Chef’s flexibility allows you to customize these instructions to meet the unique needs of your application. Whether it’s setting up environment variables, installing necessary software packages, or automating routine maintenance tasks, Chef ensures that every instance is consistently and correctly configured, minimizing the risk of configuration drift. This level of automation means that your infrastructure can adapt to changes quickly and reliably, much like how a symphony can adjust to the nuances of a live performance.

However, even the most finely tuned orchestra needs a conductor who can anticipate potential issues and make real-time adjustments. This is where CloudWatch comes into play. Integrated seamlessly with OpsWorks, CloudWatch acts as your infrastructure’s vigilant eye, continuously monitoring the performance and health of your instances. It collects and analyzes metrics such as CPU utilization, memory usage, and network traffic, as well as custom metrics specific to your application’s performance, such as response times and error rates.

When these metrics indicate that something is amiss, CloudWatch raises the alarm, allowing you to intervene before minor issues escalate into major problems. It’s like the conductor hearing a note slightly off-key and signaling the orchestra to correct it, ensuring the performance remains flawless.

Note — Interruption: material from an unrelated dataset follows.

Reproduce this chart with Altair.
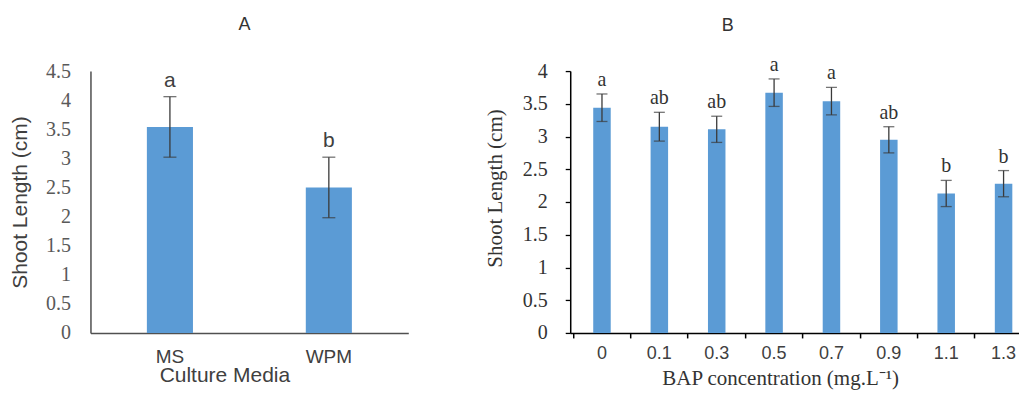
import altair as alt
import pandas as pd

# ---- Panel A data ----
media = ["MS", "WPM"]
media_len = [3.54, 2.50]
media_err = [0.52, 0.52]
media_grp = ["a", "b"]

# ---- Panel B data ----
bap = ["0", "0.1", "0.3", "0.5", "0.7", "0.9", "1.1", "1.3"]
bap_len = [3.44, 3.15, 3.11, 3.67, 3.54, 2.95, 2.13, 2.28]
bap_err = [0.21, 0.22, 0.20, 0.21, 0.21, 0.20, 0.20, 0.20]
bap_grp = ["a", "ab", "ab", "a", "a", "ab", "b", "b"]

yA_ticks = [0, 0.5, 1, 1.5, 2, 2.5, 3, 3.5, 4, 4.5]
yB_ticks = [0, 0.5, 1, 1.5, 2, 2.5, 3, 3.5, 4]

BAR = "#5B9BD5"
ERR = "#3a3a3a"
SANS = "Liberation Sans"
SERIF = "Liberation Serif"

dfA = pd.DataFrame({"cat": media, "len": media_len, "err": media_err, "grp": media_grp})
dfA["lo"] = dfA["len"] - dfA["err"]
dfA["hi"] = dfA["len"] + dfA["err"]

dfB = pd.DataFrame({"cat": bap, "len": bap_len, "err": bap_err, "grp": bap_grp})
dfB["lo"] = dfB["len"] - dfB["err"]
dfB["hi"] = dfB["len"] + dfB["err"]

H = 262
NOVIEW = alt.ViewBackground(strokeWidth=0, strokeOpacity=0)

# ---------- Panel A ----------
xA_scale = alt.Scale(paddingInner=0.71, paddingOuter=0.355)
yA_scale = alt.Scale(domain=[0, 4.5], nice=False, zero=True)
titleA = "Shoot Length (cm)"

xA_axis = alt.Axis(title="Culture Media", labelAngle=0, ticks=True, tickSize=0, tickOpacity=0,
                   labelPadding=15, labelFont=SANS, labelFontSize=19, labelColor="#404040",
                   titleFont=SANS, titleFontSize=21, titleFontWeight="normal",
                   titleColor="#404040", titleX=134, titleY=49, titleBaseline="alphabetic",
                   domainColor="#505050", domainWidth=1.5)
yA_axis = alt.Axis(title=titleA, values=yA_ticks, format="~g", ticks=True, tickSize=0,
                   tickOpacity=0, grid=False, labelOverlap=False, labelPadding=20,
                   labelFont=SERIF, labelFontSize=20, labelColor="#595959",
                   titleFont=SANS, titleFontSize=21,
                   titleFontWeight="normal", titleColor="#404040", titleX=-70,
                   titleBaseline="middle", domainColor="#505050", domainWidth=1.5)


def xa():
    return alt.X("cat:N", sort=media, scale=xA_scale, axis=xA_axis, title="Culture Media")


def ya(field):
    return alt.Y(field, scale=yA_scale, axis=yA_axis, title=titleA)


baseA = alt.Chart(dfA)
barsA = baseA.mark_bar(color=BAR).encode(x=xa(), y=ya("len:Q"))
ruleA = baseA.mark_rule(color=ERR, strokeWidth=1.3).encode(x=xa(), y=ya("lo:Q"), y2="hi:Q")
capHiA = baseA.mark_tick(color=ERR, size=13, thickness=1.3).encode(x=xa(), y=ya("hi:Q"))
capLoA = baseA.mark_tick(color=ERR, size=13, thickness=1.3).encode(x=xa(), y=ya("lo:Q"))
textA = baseA.mark_text(font=SANS, fontSize=21, color="#404040", baseline="alphabetic",
                        dy=-10).encode(x=xa(), y=ya("hi:Q"), text="grp:N")

chartA = alt.layer(barsA, ruleA, capHiA, capLoA, textA).properties(
    width=318, height=H, view=NOVIEW,
    title=alt.TitleParams("A", font=SANS, fontSize=18, fontWeight="normal", color="#333333",
                          frame="group", anchor="middle", dx=-5, offset=27))

# ---------- Panel B ----------
xB_scale = alt.Scale(paddingInner=0.695, paddingOuter=0.2587, align=0.775)
yB_scale = alt.Scale(domain=[0, 4], nice=False, zero=True)
titleB = "Shoot Length (cm)"
xtitleB = "BAP concentration (mg.L\u207b\u00b9)"

xB_axis = alt.Axis(title=xtitleB, labelAngle=0, ticks=True,
                   tickSize=5, tickColor="#000000", tickWidth=1.5, bandPosition=-1.14,
                   labelPadding=7, labelFont=SANS, labelFontSize=18, labelColor="#404040",
                   titleFont=SERIF, titleFontSize=21, titleFontWeight="normal",
                   titleColor="#333333", titleX=210, titleY=52, titleBaseline="alphabetic",
                   domainColor="#000000", domainWidth=1.5)
yB_axis = alt.Axis(title=titleB, values=yB_ticks, format="~g", ticks=True, tickSize=5,
                   tickColor="#000000", tickWidth=1.3, grid=False, labelOverlap=False,
                   labelPadding=18, labelFont=SERIF, labelFontSize=20, labelColor="#333333",
                   titleFont=SERIF, titleFontSize=21, titleFontWeight="normal",
                   titleColor="#333333", titleX=-75, titleY=117, titleBaseline="middle",
                   domainColor="#000000", domainWidth=1.5)


def xb():
    return alt.X("cat:N", sort=bap, scale=xB_scale, axis=xB_axis, title=xtitleB)


def yb(field):
    return alt.Y(field, scale=yB_scale, axis=yB_axis, title=titleB)


baseB = alt.Chart(dfB)
barsB = baseB.mark_bar(color=BAR).encode(x=xb(), y=yb("len:Q"))
ruleB = baseB.mark_rule(color=ERR, strokeWidth=1.3).encode(x=xb(), y=yb("lo:Q"), y2="hi:Q")
capHiB = baseB.mark_tick(color=ERR, size=11, thickness=1.3).encode(x=xb(), y=yb("hi:Q"))
capLoB = baseB.mark_tick(color=ERR, size=11, thickness=1.3).encode(x=xb(), y=yb("lo:Q"))
textB = baseB.mark_text(font=SERIF, fontSize=20, color="#333333", baseline="alphabetic",
                        dy=-8).encode(x=xb(), y=yb("hi:Q"), text="grp:N")

chartB = alt.layer(barsB, ruleB, capHiB, capLoB, textB).properties(
    width=449, height=H, view=NOVIEW,
    title=alt.TitleParams("B", font=SANS, fontSize=18, fontWeight="normal", color="#333333",
                          frame="group", anchor="middle", dx=-67, offset=20))

chart = alt.hconcat(chartA, chartB, spacing=75).properties(
    padding={"left": 0.5, "top": 8, "right": 0, "bottom": 5},
    background="white"
).configure_view(strokeWidth=0, stroke="transparent").configure_axisY(
    labelFont=SERIF
).configure_axisX(labelFont=SANS)

chart.save("out.html", embed_options={"renderer": "svg", "actions": False})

In this way, AWS OpsWorks, Chef, and CloudWatch don’t just work alongside each other, they are interwoven, creating a feedback loop that ensures your infrastructure is always in harmony. OpsWorks provides the structure, Chef automates the configuration, and CloudWatch ensures everything runs smoothly. This trifecta allows you to transform infrastructure management from a cumbersome, error-prone process into a streamlined, efficient, and proactive operation.

By integrating these services, you gain a holistic view of your infrastructure, enabling you to manage and scale it with confidence. This unified approach allows you to focus on innovation, knowing that the foundation of your application is solid, resilient, and ready to meet the demands of today’s fast-paced development environments.

In essence, AWS OpsWorks doesn’t just automate your infrastructure, it orchestrates it, ensuring every component plays its part in delivering a seamless and robust application experience. The result is an infrastructure that is not only efficient but also capable of continuous improvement, embodying the true spirit of DevOps.

Streamlined and Efficient Infrastructure

Using AWS OpsWorks and Chef, we can achieve:

  • Automated configuration and deployment: Minimize manual errors and ensure consistency across our infrastructure.
  • Increased operational efficiency: Accelerate our development and release cycles, allowing our teams to focus on innovation.
  • Scalability: Effortlessly scale our application infrastructure to meet changing demands.
  • Centralized management: Gain control and visibility over our entire application lifecycle from a single platform.
  • Continuous improvement: Foster a DevOps culture and enable continuous improvement in our infrastructure and deployment processes.

With AWS OpsWorks, we can transform our infrastructure management from a reactive chore into a proactive and automated process, empowering us to deliver applications faster and more reliably.